What has become increasingly clear for many autistic adults is that self-understanding, reduced chronic masking, neuroinclusive environments and relationships, burnout recovery, acceptance of communication and regulation differences, autonomy, nervous system regulation, community, and belonging matter. Our voices and experiences should be considered in policy-making as well, even if we are not parents to autistic children.
Personally, I do not believe the primary barriers I have faced in my life were caused by insufficient treatments or intervention. They came from environments that were exclusionary toward my neurodivergent differences: misunderstanding, stigma, inaccessible systems, pressure to mask, lack of accommodation, limited accessibility, and negative judgement that resulted in opportunities being withheld or withdrawn.
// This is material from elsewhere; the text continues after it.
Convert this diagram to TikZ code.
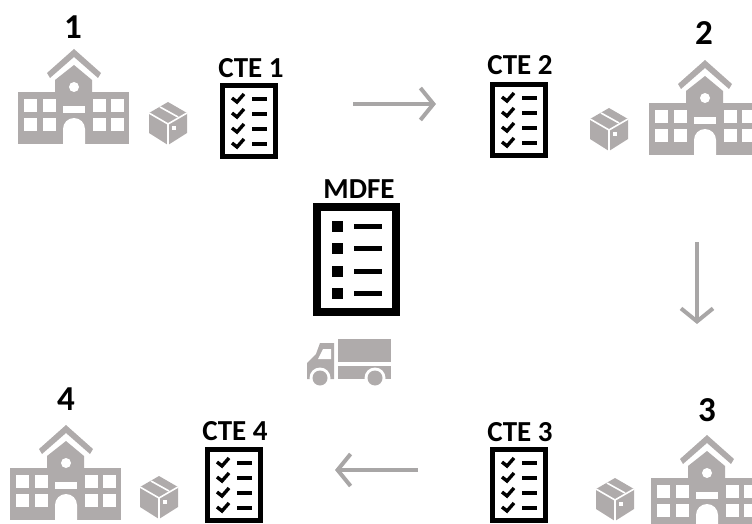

Advocacy focused on lower-support-needs autistic children has understandably emphasized ensuring that “no disabled child is left behind.” But what does that mean for those of us who never received special funding or therapies? Were we “left behind”? I would argue something different happened: we were left within inaccessible and exclusionary systems. And that is how we got hurt, and where we need to focus advocacy.
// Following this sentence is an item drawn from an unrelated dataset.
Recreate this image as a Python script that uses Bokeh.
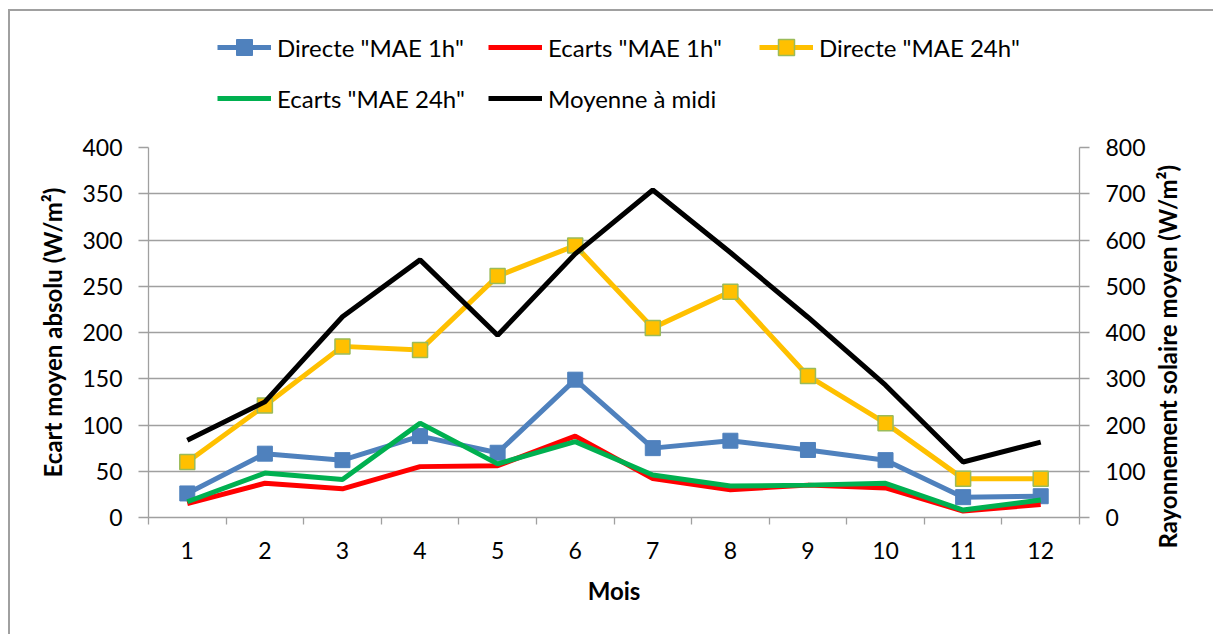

Autistic adults exist today. We are here today, not “unsaved” by therapies we may or may not have received as children, but navigating systems that still struggle to accommodate neurodivergent people safely, sustainably, and equitably.
Childhood therapies may support individual lower-support-needs autistic children who are struggling with family, friendships, or school at a particular point in time, but they will not resolve two-year wait times for Human Rights cases involving disability discrimination in British Columbia. They will not fix weak implementation and enforceability of the Accessible British Columbia Act. These therapies will certainly not resolve systemic exclusion across employment, healthcare, housing, leadership, and public life.
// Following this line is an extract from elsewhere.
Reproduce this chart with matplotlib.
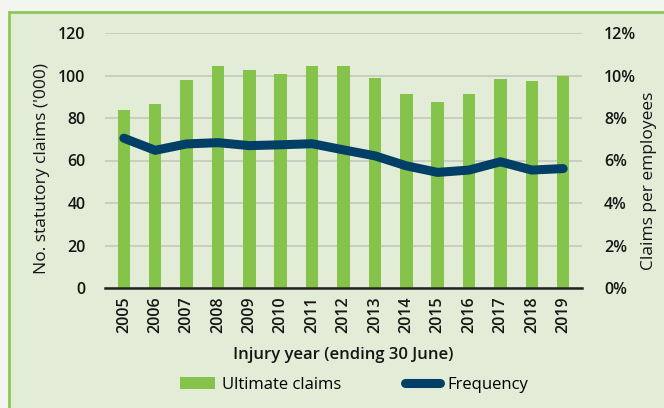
import numpy as np
import matplotlib.pyplot as plt
from matplotlib.patches import Rectangle

plt.rcParams['font.family'] = ['Open Sans', 'DejaVu Sans']

# Data
years = ['2005', '2006', '2007', '2008', '2009', '2010', '2011', '2012',
         '2013', '2014', '2015', '2016', '2017', '2018', '2019']
ultimate_claims = [83.8, 86.5, 97.9, 104.6, 102.4, 100.6, 104.3, 104.5,
                   98.7, 91.1, 87.7, 91.5, 98.2, 97.3, 99.8]
frequency = [7.05, 6.48, 6.78, 6.84, 6.70, 6.74, 6.79, 6.50,
             6.22, 5.75, 5.44, 5.55, 5.94, 5.55, 5.62]

bar_color = '#86c34a'
line_color = '#023f66'
panel_bg = '#e3ecd7'
txt = '#151515'

fig = plt.figure(figsize=(6.64, 4.08), dpi=100)
fig.patch.set_facecolor('#f3f6ee')

# green framed panel behind the axes
fig.patches.append(Rectangle((9 / 664, -0.05), 1.0, 1 - 12 / 408 + 0.05,
                             transform=fig.transFigure, facecolor=panel_bg,
                             edgecolor='#8dc853', linewidth=2, zorder=-5))

ax = fig.add_axes([105 / 664, 1 - 288 / 408, (582 - 105) / 664, (288 - 33) / 408])
ax.set_facecolor('none')
x = np.arange(len(years))
ax.bar(x, ultimate_claims, width=0.4, color=bar_color, zorder=2,
       label='Ultimate claims')
ax.set_ylim(0, 120)
ax.set_xlim(-0.6, len(years) - 0.4)
ax.set_yticks(range(0, 121, 20))
ax.yaxis.grid(True, color='#c4c8c0', linewidth=1.2, zorder=0)
ax.set_axisbelow(True)
for s in ['top', 'right', 'left']:
    ax.spines[s].set_visible(False)
ax.spines['bottom'].set_color('#222222')
ax.spines['bottom'].set_linewidth(1.8)
ax.tick_params(axis='both', length=0, labelsize=11.5, colors=txt)
ax.tick_params(axis='y', pad=14)
ax.tick_params(axis='x', pad=6)
ax.set_xticks(x)
ax.set_xticklabels(years, rotation=90, fontweight='semibold')
for t in ax.get_yticklabels():
    t.set_fontweight('semibold')
ax.set_ylabel("No. statutory claims ('000)", fontsize=12.5, color=txt)
ax.yaxis.set_label_coords(-0.116, 0.47)
ax.set_xlabel('Injury year (ending 30 June)', fontsize=12, fontweight='semibold',
              color=txt, labelpad=10)

ax2 = ax.twinx()
ax2.plot(x, frequency, color=line_color, linewidth=6.5, solid_capstyle='round',
         zorder=3, label='Frequency')
ax2.set_ylim(0, 12)
ax2.set_yticks(range(0, 13, 2))
ax2.set_yticklabels([f'{v}%' for v in range(0, 13, 2)], fontweight='semibold')
for s in ['top', 'right', 'left', 'bottom']:
    ax2.spines[s].set_visible(False)
ax2.tick_params(axis='y', length=0, labelsize=11.5, colors=txt, pad=16)
ax2.set_ylabel('Claims per employees', fontsize=12.5, color=txt)
ax2.yaxis.set_label_coords(1.124, 0.42)

h1, l1 = ax.get_legend_handles_labels()
h2, l2 = ax2.get_legend_handles_labels()
fig.legend(h1 + h2, l1 + l2, loc='center', bbox_to_anchor=(354 / 664, 1 - 385 / 408),
           ncol=2, frameon=False, fontsize=12, handlelength=2.1, columnspacing=3.8,
           handletextpad=0.45)

fig.savefig('out.png', dpi=100, facecolor=fig.get_facecolor())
So can we use this moment to build momentum for autistic adult advocacy as well?
Many autistic adults exist in a policy blind spot: considered too “high functioning” to qualify for meaningful supports while still carrying substantial unmet needs related to employment, healthcare, housing, executive functioning, sensory accessibility, relationships, and daily life stability that result in inequitable health and employment outcomes.
This is part of why the Neurodiversity Change Foundation exists. Our work focuses on adults and moves beyond awareness toward implementation: facilitating neuroinclusive healthcare improvement, developing models for recognizing and advancing neurodivergent leadership, and supporting systems redesign grounded in lived experience and evidence-informed practice across healthcare, employment, leadership, and public life.
The goal is not symbolic inclusion. The goal is building systems that function better for neurodivergent adults across their lifespan.
If British Columbia is serious about inclusion, the conversation cannot end with childhood therapy funding, and must be balanced with a lifespan approach and perspective that addresses accessibility, employment, healthcare, accountability, and leadership.
If we want autistic people to thrive across the lifespan, the central question cannot only be how much therapy a child receives. It must also be whether the social and environmental conditions around autistic people become more inclusive, accessible, safe, and accountable. Therapy may support some individuals at times, but social and environmental inclusion is what determines whether autistic people can participate fully in school, work, healthcare, community, leadership, and public life.
Being autistic is not only a childhood issue. It is a lifespan reality.